Animals seem to take particular pleasure, as we do, in movements that are enjoyable to the senses – great leaps, fast forward motions, floating or rocking movements – as well as in actions that are particularly energetic in their own right. Speed is intoxicating, and the quickened heartbeat and fast respiration of vigorous play are often enjoyable states.

– Kay Redfield Jamison “Exuberance” p. 47

She held up her head and busied her hands, and went about her daily occupations; and when the state of things in Washington Square seemed intolerable, she closed her eyes and indulged herself with an intellectual vision of the man for whose sake she had broken a sacred law.

– Henry James “Washington Square” ch. 22

Remix:

Like an animal taking pleasure in the mere movement of the senses, she held up her head and kept her hands busy. Her daily occupations were not particularly energetic. The state of things did not allow for vigorous play There were no great leaps of fast forward motion except when she closed her eyes. The quickened heatbeat, intoxicating speed. She floated in the indulgent vision of the man for whom she had broken scared law.

It took five minutes to construct my paragraph from the bones of two samples above. A bit purple perhaps, but an interesting experiment.

Now, the question is whether I could have written something like this without the help of these other two writers. Clearly, I’ve cribbed phrases directly but they are all out of context now. The woman in question is not holding up some moral front in the Victorian age, nor is she in the jungle. This paragraph could be lifted up and placed into any setting.

Anyone who read Washington Square closely would see that I stole the bones of this passage from James’ run-on. The Jamison theft is more obscure, and layers in a raw intensity that the original was lacking. James clearly wanted to separate the animal from the intellect, but how hot is an intellectual vision, even when coupled with “indulgence”. The intellectual part ruins the spiritual connection to ancient laws.

This would be hard work though, cutting and layering. Might be good to find another sample to weave into the paragraph too, like adding a third color. Maybe something shocking, like a bit from Milan Kundera.

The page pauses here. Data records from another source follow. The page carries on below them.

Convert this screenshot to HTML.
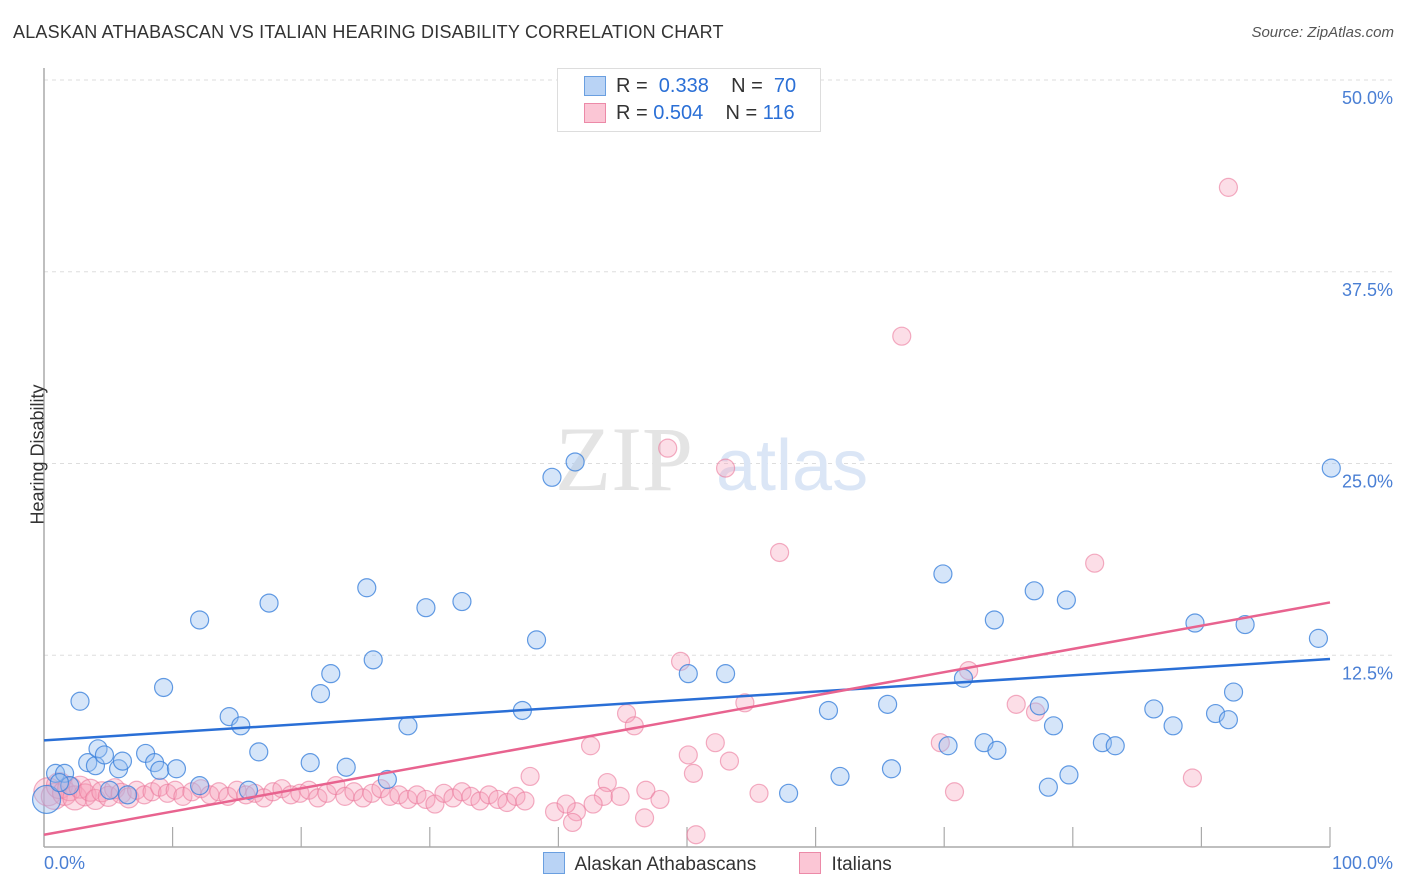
<!DOCTYPE html>
<html><head><meta charset="utf-8"><style>
body{margin:0;background:#fff;font-family:"Liberation Sans",sans-serif;}
#wrap{position:relative;width:1406px;height:892px;overflow:hidden;}
.t{position:absolute;white-space:nowrap;}
</style></head><body>
<div id="wrap">
<div class="t" style="left:13px;top:22px;font-size:18px;color:#333;letter-spacing:0.2px">ALASKAN ATHABASCAN VS ITALIAN HEARING DISABILITY CORRELATION CHART</div>
<div class="t" style="right:12px;top:24px;font-size:15px;color:#555;font-style:italic">Source: ZipAtlas.com</div>
<svg id="svg" width="1406" height="892" style="position:absolute;left:0;top:0"></svg>
</div>
<script>
const yTicks=[12.5,25,37.5,50];
const yTickLabels=["12.5%","25.0%","37.5%","50.0%"];
const blueX=[0.2,0.9,1.6,2.8,3.4,4.0,4.2,4.7,5.8,6.1,7.9,8.6,9.3,9.0,10.3,12.1,12.1,14.4,15.3,15.9,16.7,17.5,20.7,21.5,22.3,23.5,25.1,25.6,26.7,28.3,29.7,32.5,37.2,38.3,39.5,41.3,50.1,53.0,57.9,61.9,61.0,65.6,65.9,69.9,70.3,71.5,73.1,73.9,74.1,77.0,77.4,78.1,78.5,79.5,79.7,82.3,83.3,86.3,87.8,89.5,91.1,92.1,92.5,93.4,99.1,100.1,2.0,6.5,5.1,1.2];
const blueY=[3.1,4.8,4.8,9.5,5.5,5.3,6.4,6.0,5.1,5.6,6.1,5.5,10.4,5.0,5.1,14.8,4.0,8.5,7.9,3.7,6.2,15.9,5.5,10.0,11.3,5.2,16.9,12.2,4.4,7.9,15.6,16.0,8.9,13.5,24.1,25.1,11.3,11.3,3.5,4.6,8.9,9.3,5.1,17.8,6.6,11.0,6.8,14.8,6.3,16.7,9.2,3.9,7.9,16.1,4.7,6.8,6.6,9.0,7.9,14.6,8.7,8.3,10.1,14.5,13.6,24.7,4.0,3.4,3.7,4.2];
const pinkX=[0.3,0.8,1.2,1.6,2.0,2.4,2.8,3.2,3.6,4.0,4.5,5.0,5.5,6.0,6.6,7.2,7.8,8.4,9.0,9.6,10.2,10.8,11.5,12.2,12.9,13.6,14.3,15.0,15.7,16.4,17.1,17.8,18.5,19.2,19.9,20.6,21.3,22.0,22.7,23.4,24.1,24.8,25.5,26.2,26.9,27.6,28.3,29.0,29.7,30.4,31.1,31.8,32.5,33.2,33.9,34.6,35.3,36.0,36.7,37.4,
48.5,53.0,57.2,66.7,92.1,81.7,49.5,71.9,45.3,45.9,54.5,42.5,50.1,52.2,53.3,50.5,75.6,77.1,69.7,89.3,70.8,55.6,43.8,46.8,47.9,46.7,41.4,41.1,37.8,39.7,40.6,50.7,43.5,44.8,42.7];
const pinkY=[3.6,3.3,4.0,3.5,3.8,3.2,3.9,3.4,3.7,3.1,3.6,3.3,3.8,3.5,3.2,3.7,3.4,3.6,3.9,3.5,3.7,3.3,3.6,3.8,3.4,3.6,3.3,3.7,3.4,3.5,3.2,3.6,3.8,3.4,3.5,3.7,3.2,3.5,4.0,3.3,3.6,3.2,3.5,3.8,3.3,3.4,3.1,3.4,3.1,2.8,3.5,3.2,3.6,3.3,3.0,3.4,3.1,2.9,3.3,3.0,
26.0,24.7,19.2,33.3,43.0,18.5,12.1,11.5,8.7,7.9,9.4,6.6,6.0,6.8,5.6,4.8,9.3,8.8,6.8,4.5,3.6,3.5,4.2,3.7,3.1,1.9,2.3,1.6,4.6,2.3,2.8,0.8,3.3,3.3,2.8];
const pinkSize=[14,13,13,12,12,12,11,11,11,10,10,10,10,10,10];
const L=44,R=1330,T=80,B=847;
const sx=v=>L+(v/100)*(R-L);
const sy=v=>B-(v/50)*(B-T);
const svg=document.getElementById('svg');
const NS='http://www.w3.org/2000/svg';
function mk(tag,attrs){const e=document.createElementNS(NS,tag);for(const k in attrs)e.setAttribute(k,attrs[k]);svg.appendChild(e);return e;}
yTicks.forEach((v,i)=>{
  const g=mk('line',{x1:L,x2:1393,y1:sy(v),y2:sy(v),stroke:'#ddd','stroke-dasharray':'4,4'});
  
  
  const t=mk('text',{x:1393,y:sy(v)+24,'text-anchor':'end','font-size':18,fill:'#4a7fd4','font-family':'Liberation Sans'});
  t.textContent=yTickLabels[i];
  
  
});
const ya=mk('line',{x1:L,x2:L,y1:68,y2:B,stroke:'#aaa','stroke-width':1.5});


const xa=mk('line',{x1:L,x2:R,y1:B,y2:B,stroke:'#aaa','stroke-width':1.5});


for(let i=1;i<=10;i++){const tk=mk('line',{x1:sx(i*10),x2:sx(i*10),y1:827,y2:B,stroke:'#aaa','stroke-width':1.2});

}
const wm=mk('text',{x:555,y:490,'font-size':92,fill:'#e4e4e4','font-family':'Liberation Serif'});wm.textContent='ZIP';


const wm2=mk('text',{x:716,y:490,'font-size':72,fill:'#dbe6f6','font-family':'Liberation Sans'});wm2.textContent='atlas';


pinkX.forEach((x,i)=>{const c=mk('circle',{cx:sx(x),cy:sy(pinkY[i]),r:pinkSize[i]||9,fill:'rgba(247,160,185,0.35)',stroke:'rgba(235,120,155,0.6)','stroke-width':1.2});

});
blueX.forEach((x,i)=>{const c=mk('circle',{cx:sx(x),cy:sy(blueY[i]),r:i==0?14:9,fill:'rgba(150,190,240,0.4)',stroke:'rgba(60,130,220,0.8)','stroke-width':1.2});

});
function fit(xs,ys){const n=xs.length;let mx=0,my=0;xs.forEach((x,i)=>{mx+=x;my+=ys[i];});mx/=n;my/=n;let sxy=0,sxx=0;xs.forEach((x,i)=>{sxy+=(x-mx)*(ys[i]-my);sxx+=(x-mx)*(x-mx);});const b=sxy/sxx;return [my-b*mx,b];}
const fb=fit(blueX,blueY),fp=fit(pinkX,pinkY);
const bl=mk('line',{x1:sx(0),x2:sx(100),y1:sy(fb[0]),y2:sy(fb[0]+fb[1]*100),stroke:'#2a6fd6','stroke-width':2.5});


const pl=mk('line',{x1:sx(0),x2:sx(100),y1:sy(fp[0]),y2:sy(fp[0]+fp[1]*100),stroke:'#e8638f','stroke-width':2.5});


</script>
<div class="t" style="left:-32px;top:444px;font-size:18px;color:#333;transform:rotate(-90deg)">Hearing Disability</div>
<div class="t" style="left:44px;top:853px;font-size:18px;color:#4a7fd4">0.0%</div>
<div class="t" style="right:13px;top:853px;font-size:18px;color:#4a7fd4">100.0%</div>
<div style="position:absolute;left:557px;top:68px;width:262px;height:62px;border:1px solid #ddd;background:#fff;font-size:20px;color:#333">
 <div style="position:absolute;left:26px;top:7px;width:20px;height:18px;background:#b9d3f5;border:1px solid #6a9fe0"></div>
 <div class="t" style="left:58px;top:6px">R = <span style="color:#2a6fd6">&nbsp;0.338</span>&nbsp;&nbsp;&nbsp; N = <span style="color:#2a6fd6">&nbsp;70</span></div>
 <div style="position:absolute;left:26px;top:34px;width:20px;height:18px;background:#fbc6d5;border:1px solid #ec8aa8"></div>
 <div class="t" style="left:58px;top:33px">R = <span style="color:#2a6fd6">0.504</span>&nbsp;&nbsp;&nbsp; N = <span style="color:#2a6fd6">116</span></div>
</div>
<div style="position:absolute;left:543px;top:852px;font-size:19px;color:#333">
 <div style="position:absolute;left:0;top:0;white-space:nowrap"><span style="display:inline-block;width:20px;height:20px;background:#b9d3f5;border:1px solid #6a9fe0;vertical-align:-4px"></span>&nbsp; Alaskan Athabascans</div>
 <div style="position:absolute;left:256px;top:0;white-space:nowrap"><span style="display:inline-block;width:20px;height:20px;background:#fbc6d5;border:1px solid #ec8aa8;vertical-align:-4px"></span>&nbsp; Italians</div>
</div>
</body></html>
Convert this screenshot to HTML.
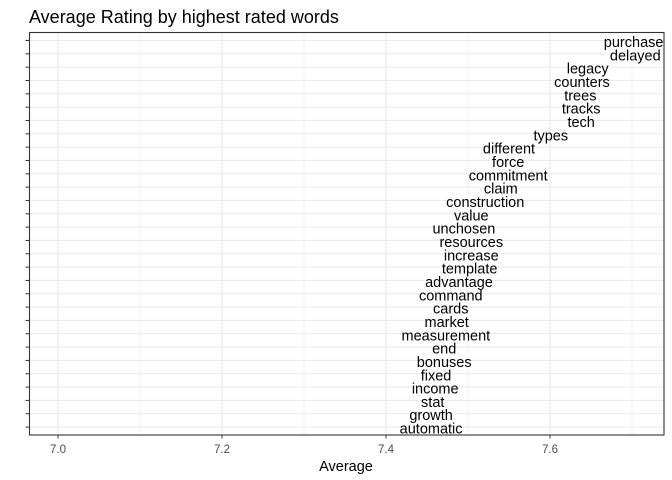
<!DOCTYPE html>
<html><head><meta charset="utf-8"><style>
body{margin:0;background:#fff}
svg{display:block;font-family:"Liberation Sans",Arial,sans-serif}
</style></head><body>
<svg id="chart" width="672" height="480" xmlns="http://www.w3.org/2000/svg">
<text x="29" y="23" font-size="18" fill="#000">Average Rating by highest rated words</text>
<g id="grid"></g><g id="marks"></g><g id="axes"></g>
<text x="346" y="471" font-size="14.5" text-anchor="middle" fill="#000">Average</text>
</svg>
<script>
const words=["purchase","delayed","legacy","counters","trees","tracks","tech","types","different","force","commitment","claim","construction","value","unchosen","resources","increase","template","advantage","command","cards","market","measurement","end","bonuses","fixed","income","stat","growth","automatic"];
const averages=[7.702,7.704,7.646,7.639,7.637,7.638,7.638,7.601,7.550,7.549,7.549,7.540,7.521,7.504,7.495,7.504,7.504,7.502,7.489,7.479,7.479,7.474,7.473,7.471,7.471,7.461,7.460,7.457,7.455,7.455];
const xTicks=[7.0,7.2,7.4,7.6];
const xMinor=[7.1,7.3,7.5,7.7];
const NS="http://www.w3.org/2000/svg";
const L=29.5,R=664,T=32.5,B=435;
const x=v=>58+(v-7)*820;
const y=i=>40.5+i*13.33;
function mk(tag,attrs,parent,text){const e=document.createElementNS(NS,tag);for(const k in attrs)e.setAttribute(k,attrs[k]);if(text!==undefined)e.textContent=text;parent.appendChild(e);return e;}
const grid=document.getElementById('grid'),marks=document.getElementById('marks'),axes=document.getElementById('axes');
const bg=mk('rect',{x:L,y:T,width:R-L,height:B-T,fill:'#fff'},grid);


xMinor.forEach(v=>{if(x(v)<R){const g=mk('line',{x1:x(v),x2:x(v),y1:T,y2:B,stroke:'#f0f0f0','stroke-width':0.6},grid);

}});
xTicks.forEach(v=>{const g=mk('line',{x1:x(v),x2:x(v),y1:T,y2:B,stroke:'#ebebeb','stroke-width':1.1},grid);


const t=mk('text',{x:x(v),y:453,'font-size':11.5,'text-anchor':'middle',fill:'#4d4d4d'},axes,v.toFixed(1));


const tk=mk('line',{x1:x(v),x2:x(v),y1:B,y2:B+3.5,stroke:'#333','stroke-width':1},axes);

});
words.forEach((w,i)=>{const g=mk('line',{x1:L,x2:R,y1:y(i),y2:y(i),stroke:'#ebebeb','stroke-width':1.1},grid);


const tk=mk('line',{x1:L-4,x2:L,y1:y(i),y2:y(i),stroke:'#333','stroke-width':1},axes);


const t=mk('text',{x:x(averages[i]),y:y(i)+6.5,'font-size':14.5,'text-anchor':'middle',fill:'#000'},marks,w);

});
const fr=mk('rect',{x:L,y:T,width:R-L,height:B-T,fill:'none',stroke:'#333','stroke-width':1.1},axes);


</script>
</body></html>
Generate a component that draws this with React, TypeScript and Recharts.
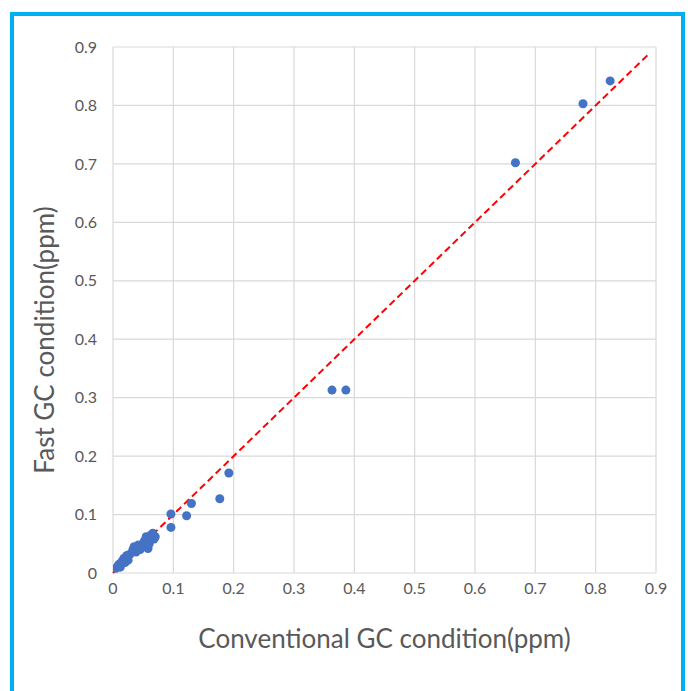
import { ScatterChart, Scatter, XAxis, YAxis, CartesianGrid, ReferenceLine } from "recharts";

const xTicks = [0, 0.1, 0.2, 0.3, 0.4, 0.5, 0.6, 0.7, 0.8, 0.9];
const yTicks = [0, 0.1, 0.2, 0.3, 0.4, 0.5, 0.6, 0.7, 0.8, 0.9];

// conventional GC (x) vs fast GC (y), ppm
const conventional = [
  0.005, 0.008, 0.010, 0.012, 0.015, 0.018, 0.020, 0.023, 0.025, 0.028,
  0.033, 0.035, 0.038, 0.042, 0.045, 0.050, 0.052, 0.055, 0.058, 0.060,
  0.063, 0.066, 0.068, 0.070, 0.096, 0.096, 0.122, 0.130, 0.177, 0.192,
  0.363, 0.386, 0.667, 0.779, 0.824,
];
const fast = [
  0.008, 0.012, 0.015, 0.010, 0.020, 0.025, 0.018, 0.030, 0.022, 0.032,
  0.040, 0.045, 0.036, 0.048, 0.040, 0.045, 0.055, 0.062, 0.042, 0.050,
  0.065, 0.068, 0.058, 0.062, 0.101, 0.078, 0.098, 0.119, 0.127, 0.171,
  0.313, 0.313, 0.702, 0.803, 0.842,
];

const diagonal = [
  { x: 0, y: 0 },
  { x: 0.89, y: 0.89 },
];

const points = conventional.map((x, i) => ({ x, y: fast[i] }));

const FONT = "Lato, 'Open Sans', sans-serif";

const XTitle = (props: any) => {
  const { viewBox } = props;
  return (
    <text
      x={viewBox.x + viewBox.width / 2}
      y={viewBox.y + 75}
      textAnchor="middle"
      fontSize={26}
      fontFamily={FONT}
      fill="#595959"
    >
      Conventional GC condition(ppm)
    </text>
  );
};

const YTitle = (props: any) => {
  const { viewBox } = props;
  const cx = 40;
  const cy = viewBox.y + viewBox.height / 2 + 30;
  return (
    <text
      x={cx}
      y={cy}
      textAnchor="middle"
      fontSize={26}
      fontFamily={FONT}
      fill="#595959"
      transform={`rotate(-90, ${cx}, ${cy})`}
    >
      Fast GC condition(ppm)
    </text>
  );
};

export default function App() {
  return (
    <div
      style={{
        position: "absolute",
        left: 10,
        top: 12,
        width: 667,
        height: 700,
        border: "4px solid #00B0F0",
        background: "#fff",
      }}
    >
      <ScatterChart width={667} height={680} margin={{ top: 31, right: 25, left: 0, bottom: 43 }}>
        <CartesianGrid stroke="#d9d9d9" strokeWidth={1.2} />
        <XAxis
          type="number"
          dataKey="x"
          domain={[0, 0.9]}
          ticks={xTicks}
          axisLine={false}
          tickLine={false}
          tickMargin={4}
          height={80}
          tick={{ fill: "#595959", fontSize: 16, fontFamily: FONT }}
          label={<XTitle />}
          allowDataOverflow
        />
        <YAxis
          type="number"
          dataKey="y"
          domain={[0, 0.9]}
          ticks={yTicks}
          axisLine={false}
          tickLine={false}
          tickMargin={10}
          width={99}
          tick={{ fill: "#595959", fontSize: 16, fontFamily: FONT }}
          label={<YTitle />}
          allowDataOverflow
        />
        <Scatter data={points} fill="#4472C4" isAnimationActive={false} shape="circle" r={6} />
        <ReferenceLine
          segment={diagonal}
          stroke="#FF0000"
          strokeWidth={2}
          strokeDasharray="7 4"
          ifOverflow="visible"
        />
      </ScatterChart>
    </div>
  );
}
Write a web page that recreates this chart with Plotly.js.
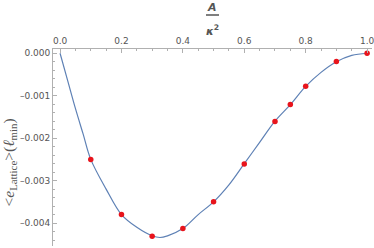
<!DOCTYPE html>
<html><head><meta charset="utf-8">
<script src="https://cdn.plot.ly/plotly-3.0.1.min.js"></script>
<style>html,body{margin:0;padding:0;background:#fff}#chart{width:374px;height:248px}</style>
</head><body><div id="chart"></div>
<script>
// Smooth curve
var curveX = [0,0.025,0.05,0.075,0.1,0.15,0.2,0.25,0.3,0.325,0.35,0.4,0.45,0.5,0.55,0.6,0.65,0.7,0.75,0.8,0.85,0.9,0.95,1.0];
var curveY = [0,-0.00065,-0.0013,-0.0019,-0.0025,-0.0032,-0.0038,-0.0041,-0.0043,-0.00434,-0.0043,-0.00413,-0.0038,-0.0035,-0.0031,-0.0026,-0.0021,-0.0016,-0.00121,-0.00078,-0.00045,-0.0002,-0.00005,0];
// Lattice points
var ptX = [0.1,0.2,0.3,0.4,0.5,0.6,0.7,0.75,0.8,0.9,1.0];
var ptY = [-0.0025,-0.0038,-0.00431,-0.00413,-0.0035,-0.00261,-0.00161,-0.00121,-0.00078,-0.000195,0];
var xTicks = [0,0.2,0.4,0.6,0.8,1.0];
var xTickText = ['0.0','0.2','0.4','0.6','0.8','1.0'];
var yTicks = [0,-0.001,-0.002,-0.003,-0.004];
var yTickText = ['0.000','\u20130.001','\u20130.002','\u20130.003','\u20130.004'];

var gray = '#555555';
var axisCol = '#b0b0b0';
var traces = [
  {x: curveX, y: curveY, mode: 'lines', line: {color: '#5E81B5', width: 1.2, shape: 'spline', smoothing: 1}, hoverinfo: 'skip'},
  {x: ptX, y: ptY, mode: 'markers', marker: {color: '#E8141C', size: 5.5}}
];
function px2paperX(px){ return (px - 53) / 319; }
function py2paperY(py){ return (246 - py) / 197; }
var layout = {
  width: 374, height: 248,
  margin: {l: 53, r: 2, t: 49, b: 2},
  paper_bgcolor: '#fff', plot_bgcolor: '#fff',
  showlegend: false,
  font: {family: 'DejaVu Sans, sans-serif', color: gray, size: 9},
  xaxis: {
    side: 'top', range: [-0.023, 1.016], showgrid: false, zeroline: false,
    showline: true, linecolor: axisCol, linewidth: 1, ticklabeloverflow: 'allow',
    tickvals: xTicks, ticktext: xTickText, ticks: 'inside', ticklen: 4, tickcolor: axisCol,
    tickfont: {family: 'DejaVu Sans, sans-serif', size: 9, color: gray},
    minor: {dtick: 0.05, tick0: 0, ticks: 'inside', ticklen: 2, tickcolor: axisCol, showgrid: false}
  },
  yaxis: {
    range: [-0.00454, 0.0001], showgrid: false, zeroline: false,
    showline: true, linecolor: axisCol, linewidth: 1, ticklabeloverflow: 'allow',
    tickvals: yTicks, ticktext: yTickText, ticks: 'inside', ticklen: 4, tickcolor: axisCol,
    tickfont: {family: 'DejaVu Sans, sans-serif', size: 9, color: gray},
    minor: {dtick: 0.0002, tick0: 0, ticks: 'inside', ticklen: 2, tickcolor: axisCol, showgrid: false}
  },
  annotations: [
    {xref: 'paper', yref: 'paper', x: px2paperX(212), y: py2paperY(7), yanchor: 'middle', xanchor: 'center',
     text: '<b><i>A</i></b>', showarrow: false, font: {family: 'DejaVu Sans, sans-serif', size: 11, color: gray}},
    {xref: 'paper', yref: 'paper', x: px2paperX(213), y: py2paperY(31), yanchor: 'middle', xanchor: 'center',
     text: '<b><i>\u03BA</i><sup>2</sup></b>', showarrow: false, font: {family: 'DejaVu Sans, sans-serif', size: 11, color: gray}},
    {xref: 'paper', yref: 'paper', x: px2paperX(-3), y: py2paperY(163), xanchor: 'left', yanchor: 'middle', textangle: -90,
     text: '&lt;<i>e</i><sub>Lattice</sub>&gt;(<i>\u2113</i><sub>min</sub>)', showarrow: false,
     font: {family: 'Liberation Serif, serif', size: 15.5, color: gray}}
  ],
  shapes: [
    {type: 'line', xref: 'paper', yref: 'paper', x0: px2paperX(206), x1: px2paperX(219), y0: py2paperY(15), y1: py2paperY(15), line: {color: gray, width: 1.5}}
  ]
};
Plotly.newPlot('chart', traces, layout, {staticPlot: true, displayModeBar: false});
</script>
</body></html>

Couples have a continuous conversation that lulls them, its melodious stream throwing a veil over the body’s waning desires. When the conversation breaks off, the absence of physical love comes forward like a ghost.

– Milan Kundera Ignorance p. 97

Remix 2:

Her daily occupations were not particularly energetic. The state of things did not allow for vigorous play. Like an animal taking pleasure in the mere movement of the senses, she kept her hands busy. Without the lull of conversation, there were no great leaps of fast forward motion except when she closed her eyes. Her heatbeat quickened. Intoxicating speed. She floated in the melodious stream of desire, indulging the ghost of a man for whom she had broken scared law.

This seems better (though perhaps a bit laden with adjectives). Still, the fluid nature of the Kundera quote brings something different to the composition.

The technical details aside, I had no idea what I was actually writing. I had an emotional reaction to the intellectual vision of the man who forced this woman to break the sacred law. Who wouldn’t? This is intense imagery. The Jamison quote seemed to intensified the feeling and I went with it. I selected the Kundera quote with a little more care, looking for something that would give me a different palatte, flavor, what have you.

In other words, I played the texts like an instrument.

I wonder what it might be like to apply this technique to an entire novel. Cutting texts in and out, mixing and remixing. Quoting liberally but not literally…

Would it be readable? Would it be interesting?

3 thoughts on “Cutting and Mixing: Prose-Style Wu-Tang

  1. Holy crap, dude! That rocks!

    Course, it would take you like 25 years to write a book, but what a book it would be! Think of the xrefs!